### Exercise
Leave out any pictures and transcribe all other data below exactly.

↓

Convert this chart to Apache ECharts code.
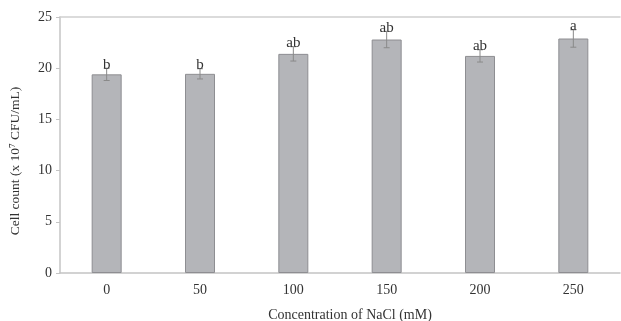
<!DOCTYPE html>
<html><head><meta charset="utf-8">
<script src="https://cdn.jsdelivr.net/npm/echarts@6/dist/echarts.min.js"></script>
<style>html,body{margin:0;padding:0;background:#fff}#c{width:621px;height:321px}</style>
</head><body><div id="c"></div>
<script>
var categories = ['0', '50', '100', '150', '200', '250'];
var values = [19.4, 19.45, 21.4, 22.8, 21.2, 22.9];
var errors = [0.6, 0.5, 0.7, 0.8, 0.6, 0.85];
var letters = ['b', 'b', 'ab', 'ab', 'ab', 'a'];
var yTicks = [0, 5, 10, 15, 20, 25];

var errData = values.map(function (v, i) { return [i, v - errors[i], v + errors[i], letters[i]]; });
var font = '"Liberation Serif", "Times New Roman", serif';
var chart = echarts.init(document.getElementById('c'));
chart.setOption({
  animation: false,
  textStyle: { fontFamily: font },
  grid: { left: 60, right: 1, top: 17, bottom: 48, outerBoundsMode: 'none', containLabel: false },
  xAxis: [{
    type: 'category', data: categories,
    name: 'Concentration of NaCl (mM)', nameLocation: 'middle', nameGap: 35,
    nameTextStyle: { fontFamily: font, fontSize: 14, color: '#333', padding: [0, 0, 0, 20] },
    axisLine: { lineStyle: { color: '#c4c4c4', width: 1.5 } },
    axisTick: { show: false },
    axisLabel: { fontFamily: font, fontSize: 14, color: '#333', margin: 10 }
  }, {
    type: 'category', data: categories, position: 'top',
    axisLine: { show: true, lineStyle: { color: '#d0d0d0', width: 1.5 } },
    axisTick: { show: false }, axisLabel: { show: false }
  }],
  yAxis: {
    type: 'value', min: yTicks[0], max: yTicks[yTicks.length - 1], interval: 5,
    name: 'Cell count (x 10\u2077 CFU/mL)', nameLocation: 'middle', nameGap: 38,
    nameTextStyle: { fontFamily: font, fontSize: 13.5, color: '#333', padding: [0, 32, 0, 0] },
    axisLine: { show: true, lineStyle: { color: '#c4c4c4', width: 1.5 } },
    axisTick: { show: true, length: 4, lineStyle: { color: '#c4c4c4' } },
    axisLabel: { fontFamily: font, fontSize: 14, color: '#333', margin: 8 },
    splitLine: { show: false }
  },
  series: [{
    type: 'bar', data: values, barWidth: 30,
    itemStyle: { color: '#b4b5b9', borderColor: '#8e8e92', borderWidth: 1 }
  }, {
    type: 'custom', data: errData, z: 10,
    renderItem: function (params, api) {
      var x = api.coord([api.value(0), 0])[0];
      var lo = api.coord([api.value(0), api.value(1)])[1];
      var hi = api.coord([api.value(0), api.value(2)])[1];
      var c = 3;
      var st = { stroke: '#8a8a8a', lineWidth: 1 };
      return { type: 'group', children: [
        { type: 'line', shape: { x1: x, y1: lo, x2: x, y2: hi }, style: st },
        { type: 'line', shape: { x1: x - c, y1: lo, x2: x + c, y2: lo }, style: st },
        { type: 'line', shape: { x1: x - c, y1: hi, x2: x + c, y2: hi }, style: st },
        { type: 'text', style: { text: letters[params.dataIndex], x: x, y: hi + 4, align: 'center', verticalAlign: 'bottom',
          font: '15px ' + font, fill: '#333' } }
      ] };
    }
  }]
});
</script></body></html>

↑

### Solution to this exercise
Convert this chart to Apache ECharts code.
<!DOCTYPE html>
<html><head><meta charset="utf-8">
<script src="https://cdn.jsdelivr.net/npm/echarts@6/dist/echarts.min.js"></script>
<style>html,body{margin:0;padding:0;background:#fff}#c{width:621px;height:321px}</style>
</head><body><div id="c"></div>
<script>
var categories = ['0', '50', '100', '150', '200', '250'];
var values = [19.4, 19.45, 21.4, 22.8, 21.2, 22.9];
var errors = [0.6, 0.5, 0.7, 0.8, 0.6, 0.85];
var letters = ['b', 'b', 'ab', 'ab', 'ab', 'a'];
var yTicks = [0, 5, 10, 15, 20, 25];

var errData = values.map(function (v, i) { return [i, v - errors[i], v + errors[i], letters[i]]; });
var font = '"Liberation Serif", "Times New Roman", serif';
var chart = echarts.init(document.getElementById('c'));
chart.setOption({
  animation: false,
  textStyle: { fontFamily: font },
  grid: { left: 60, right: 1, top: 17, bottom: 48, outerBoundsMode: 'none', containLabel: false },
  xAxis: [{
    type: 'category', data: categories,
    name: 'Concentration of NaCl (mM)', nameLocation: 'middle', nameGap: 35,
    nameTextStyle: { fontFamily: font, fontSize: 14, color: '#333', padding: [0, 0, 0, 20] },
    axisLine: { lineStyle: { color: '#c4c4c4', width: 1.5 } },
    axisTick: { show: false },
    axisLabel: { fontFamily: font, fontSize: 14, color: '#333', margin: 10 }
  }, {
    type: 'category', data: categories, position: 'top',
    axisLine: { show: true, lineStyle: { color: '#d0d0d0', width: 1.5 } },
    axisTick: { show: false }, axisLabel: { show: false }
  }],
  yAxis: {
    type: 'value', min: yTicks[0], max: yTicks[yTicks.length - 1], interval: 5,
    name: 'Cell count (x 10\u2077 CFU/mL)', nameLocation: 'middle', nameGap: 38,
    nameTextStyle: { fontFamily: font, fontSize: 13.5, color: '#333', padding: [0, 32, 0, 0] },
    axisLine: { show: true, lineStyle: { color: '#c4c4c4', width: 1.5 } },
    axisTick: { show: true, length: 4, lineStyle: { color: '#c4c4c4' } },
    axisLabel: { fontFamily: font, fontSize: 14, color: '#333', margin: 8 },
    splitLine: { show: false }
  },
  series: [{
    type: 'bar', data: values, barWidth: 30,
    itemStyle: { color: '#b4b5b9', borderColor: '#8e8e92', borderWidth: 1 }
  }, {
    type: 'custom', data: errData, z: 10,
    renderItem: function (params, api) {
      var x = api.coord([api.value(0), 0])[0];
      var lo = api.coord([api.value(0), api.value(1)])[1];
      var hi = api.coord([api.value(0), api.value(2)])[1];
      var c = 3;
      var st = { stroke: '#8a8a8a', lineWidth: 1 };
      return { type: 'group', children: [
        { type: 'line', shape: { x1: x, y1: lo, x2: x, y2: hi }, style: st },
        { type: 'line', shape: { x1: x - c, y1: lo, x2: x + c, y2: lo }, style: st },
        { type: 'line', shape: { x1: x - c, y1: hi, x2: x + c, y2: hi }, style: st },
        { type: 'text', style: { text: letters[params.dataIndex], x: x, y: hi + 4, align: 'center', verticalAlign: 'bottom',
          font: '15px ' + font, fill: '#333' } }
      ] };
    }
  }]
});
</script></body></html>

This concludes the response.